WHILE ENGAGING IN THE CURRENT (and, one hopes, ongoing) round of exercise, I checked my past recorded efforts, most of them failures. I noticed I tended to stall out at one maximum weight, then stop, get discouraged, and lose all of my progress.
The barrier seems to be that jump to the next higher weight unit. I use machines as well as free weights. The weakness of some of the machines is that the smallest unit is 10 lb. When you're barely strong enough to pull down 100 lb., 110 seems very distant. So I would end up leveling off, then flounder.

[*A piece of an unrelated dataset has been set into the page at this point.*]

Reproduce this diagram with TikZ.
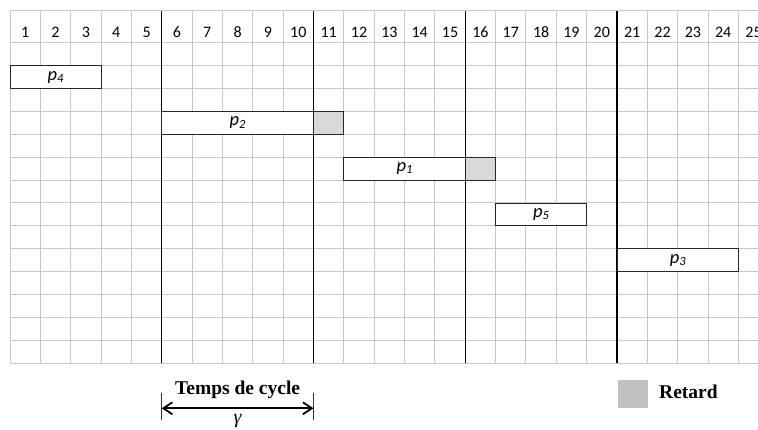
\documentclass[tikz,border=0pt]{standalone}
\usepackage{fontspec}
\setmainfont{Carlito}
\newfontfamily\tnr{Liberation Serif}
\usetikzlibrary{arrows.meta,calc}
\definecolor{gridgray}{HTML}{C8C8C8}
\definecolor{delaygray}{HTML}{D9D9D9}
\definecolor{legendgray}{HTML}{C0C0C0}
\newcommand{\plab}[1]{p{\fontsize{12.5}{12.5}\selectfont\raisebox{-2.2pt}{#1}}}
\tikzset{
  gridline/.style={draw=gridgray, line width=1pt},
  cycleline/.style={draw=black, line width=1.2pt},
  task/.style={draw=black!85, line width=0.9pt, fill=white, rectangle, inner sep=0pt, font=\fontsize{18.5}{18.5}\selectfont\itshape},
  delay/.style={draw=black!85, line width=0.9pt, fill=delaygray, rectangle, inner sep=0pt},
  hdr/.style={font=\fontsize{16}{16}\selectfont, inner sep=0pt},
  legendtxt/.style={font=\tnr\bfseries\fontsize{19.5}{19.5}\selectfont, inner sep=0pt},
}
\begin{document}
\begin{tikzpicture}[x=1pt,y=-1pt]
\useasboundingbox (0,0) rectangle (758,430);
\clip (0,0) rectangle (758,430);
\pgfmathsetmacro{\cw}{30.35}
\pgfmathsetmacro{\rh}{22.9}
\def\ytop{11}
\def\yh{42.7}
\pgfmathsetmacro{\ybot}{\yh+14*\rh}
% grid
\foreach \i in {0,...,24} {
  \draw[gridline] ({10+\i*\cw},\ytop) -- ({10+\i*\cw},\ybot);
}
\draw[gridline] (10,\ytop) -- (758,\ytop);
\foreach \k in {0,...,14} {
  \draw[gridline] (10,{\yh+\k*\rh}) -- (758,{\yh+\k*\rh});
}
% header numbers
\foreach \i in {1,...,25} {
  \node[hdr] (h\i) at ({10+(\i-0.5)*\cw},32) {\i};
}
% cycle lines
\foreach \i in {5,10,15,20} {
  \draw[cycleline] ({10+\i*\cw},\ytop) -- ({10+\i*\cw},\ybot);
}
% tasks: row r (1..14) top = yh+(r-1)*rh
\node[task, minimum width={3*\cw}, minimum height=\rh] (p4) at ({10+1.5*\cw},{\yh+1.5*\rh}) {\plab{4}};
\node[task, minimum width={5*\cw}, minimum height=\rh] (p2) at ({10+7.5*\cw},{\yh+3.5*\rh}) {\plab{2}};
\node[delay, minimum width=\cw, minimum height=\rh] (d2) at ({10+10.5*\cw},{\yh+3.5*\rh}) {};
\node[task, minimum width={4*\cw}, minimum height=\rh] (p1) at ({10+13*\cw},{\yh+5.5*\rh}) {\plab{1}};
\node[delay, minimum width=\cw, minimum height=\rh] (d1) at ({10+15.5*\cw},{\yh+5.5*\rh}) {};
\node[task, minimum width={3*\cw}, minimum height=\rh] (p5) at ({10+17.5*\cw},{\yh+7.5*\rh}) {\plab{5}};
\node[task, minimum width={4*\cw}, minimum height=\rh] (p3) at ({10+22*\cw},{\yh+9.5*\rh}) {\plab{3}};
% cycle time legend
\coordinate (cL) at ({10+5*\cw},408.3);
\coordinate (cR) at ({10+10*\cw},408.3);
\draw[line width=1.3pt, black!80] ([yshift=-12]cL) -- ([yshift=15]cL);
\draw[line width=1.3pt, black!80] ([yshift=-12]cR) -- ([yshift=15]cR);
\draw[line width=1.8pt, {Straight Barb[length=9pt,width=12pt]}-{Straight Barb[length=9pt,width=12pt]}] (cL) -- (cR);
\node[legendtxt] (tc) at ($(cL)!0.5!(cR)+(0,-18)$) {Temps de cycle};
\node[font=\tnr\itshape\fontsize{20}{20}\selectfont, inner sep=0pt] (gam) at ($(cL)!0.5!(cR)+(0,13)$) {γ};
% delay legend
\node[fill=legendgray, minimum width=30pt, minimum height=27.5pt, inner sep=0pt] (lg) at (633.3,393.8) {};
\node[legendtxt, anchor=west] (rt) at (659,392.3) {Retard};
\end{tikzpicture}
\end{document}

Enter microloading. Bodybuilders have long added smaller-than-usual weight plates to their barbells to push past the sticking points that lie between the standard 2.5- and 5-lb. plates. Some use magnetic mini-plates, others rig custom additions from huge washers or lengths of chain. For a sampling of what some bodybuilders have done, check this article the Dave Draper IronOnline message board. It's where I got my solution to the problem:
I don't need the single-pound nudge as much as the ability to make gradual progress between those big 10-lb. steps. To accomplish this, I hit the neighborhood hardware store (not yet driven out of business by Home Despot), and bought a length of moderately thick 2-ft. length of chain and a 150-lb.-test carabiner. I can dangle a 2.5-lb. plate from this, not unlike one of Flavor Flav's clocks, then attach it around the weight stack, so the next step from 100 becomes a slightly more manageable 102.5. When the time comes, I can up that to 105.
The only thing I need now is a gym bag, both to make sure this thing comes with me to the gym, and to hide it from casual view. Just sitting on my passenger seat, it makes me look like I'm heading to a rumble. An extra in West Side Story I'm not.